▶ [GOAL]: Return every line of the data below that includes the string "this".

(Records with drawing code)

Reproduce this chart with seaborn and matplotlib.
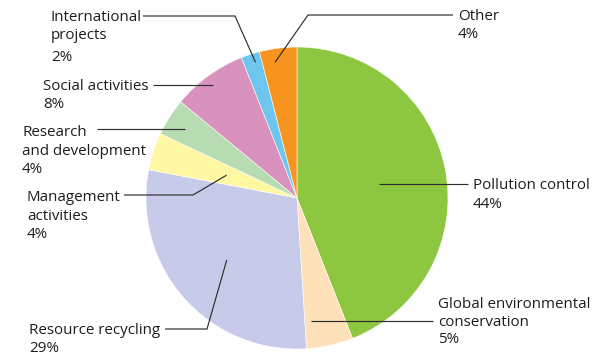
import matplotlib
matplotlib.use("Agg")
import matplotlib.pyplot as plt
import seaborn as sns
import numpy as np

# ---- data ----
categories = ["Pollution control", "Global environmental\nconservation", "Resource recycling",
              "Management\nactivities", "Research\nand development", "Social activities",
              "International\nprojects", "Other"]
values = [44, 5, 29, 4, 4, 8, 2, 4]
pct_labels = ["44%", "5%", "29%", "4%", "4%", "8%", "2%", "4%"]
colors = ["#8DC63F", "#FEE1B9", "#C7CBE9", "#FFF7A1", "#B8DCB1", "#D991BE", "#6EC5EE", "#F7941E"]

sns.set_style("white")
plt.rcParams['font.family'] = ['Open Sans', 'DejaVu Sans']

W, H = 599, 355
fig = plt.figure(figsize=(W / 100, H / 100), dpi=100)
ax = fig.add_axes([0, 0, 1, 1])

def P(x, y):
    return x, H - y

cx, cy = P(297, 198)
R = 151
wedges, _ = ax.pie(values, colors=colors, startangle=90, counterclock=False,
                   center=(cx, cy), radius=R, frame=True,
                   wedgeprops=dict(edgecolor="white", linewidth=0.4))
ax.set_xlim(0, W)
ax.set_ylim(0, H)
ax.set_aspect("equal")
ax.axis("off")

txt = "#1e1c1d"
lc = "#2e2e2e"
fs = 10.9

# layout per slice: anchor radius fraction, angle nudge (deg), elbow (px) or None, line end (px),
# text x (px), baselines of lines (px)
layout = [
    dict(fr=0.55, da=-1.0, elbow=None, end=(468, 184), tx=473, bl=[189, 208]),
    dict(fr=0.81, da=-6.0, elbow=None, end=(433, 321), tx=438, bl=[308, 326, 343]),
    dict(fr=0.62, da=0.0, elbow=(207, 329), end=(165, 329), tx=29, bl=[334, 352]),
    dict(fr=0.49, da=0.0, elbow=(193, 195), end=(124, 195), tx=27, bl=[201, 220, 238]),
    dict(fr=0.87, da=0.5, elbow=None, end=(97, 129), tx=22, bl=[136, 155, 173]),
    dict(fr=0.93, da=0.5, elbow=None, end=(153, 85), tx=43, bl=[90, 108]),
    dict(fr=0.94, da=-1.0, elbow=(235, 16), end=(143, 16), tx=51, bl=[21, 39, 61]),
    dict(fr=0.91, da=2.0, elbow=(308, 15), end=(453, 15), tx=458, bl=[20, 38]),
]

for w, cat, pct, L in zip(wedges, categories, pct_labels, layout):
    mid = np.deg2rad((w.theta1 + w.theta2) / 2 + L["da"])
    ax_, ay_ = cx + L["fr"] * R * np.cos(mid), cy + L["fr"] * R * np.sin(mid)
    pts = [(ax_, ay_)]
    if L["elbow"] is not None:
        pts.append(P(*L["elbow"]))
        ex, ey = P(*L["end"])
    else:
        ex, ey = P(*L["end"])
        pts[0] = (ax_, ey)
    pts.append((ex, ey))
    xs, ys = zip(*pts)
    ax.plot(xs, ys, color=lc, lw=0.85, solid_capstyle="butt")
    lines = cat.split("\n") + [pct]
    for s, b in zip(lines, L["bl"]):
        ax.text(*P(L["tx"], b), s, ha="left", va="baseline", fontsize=fs, color=txt)

fig.savefig("out.png", dpi=100)
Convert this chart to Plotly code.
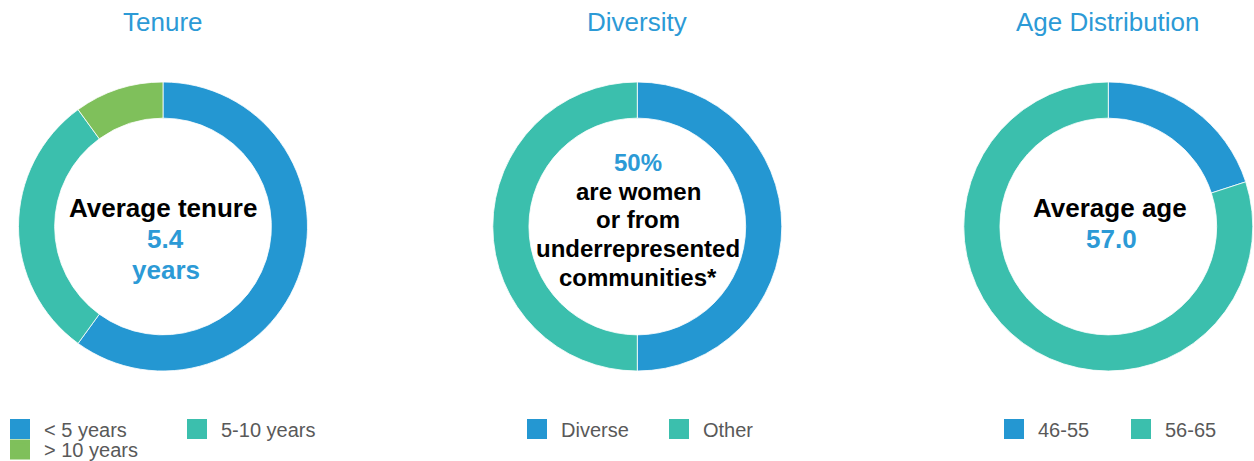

▶ [RESPONSE TO THE EXERCISE]:
Reproduce this chart with seaborn and matplotlib.
Convert this chart to Plotly code.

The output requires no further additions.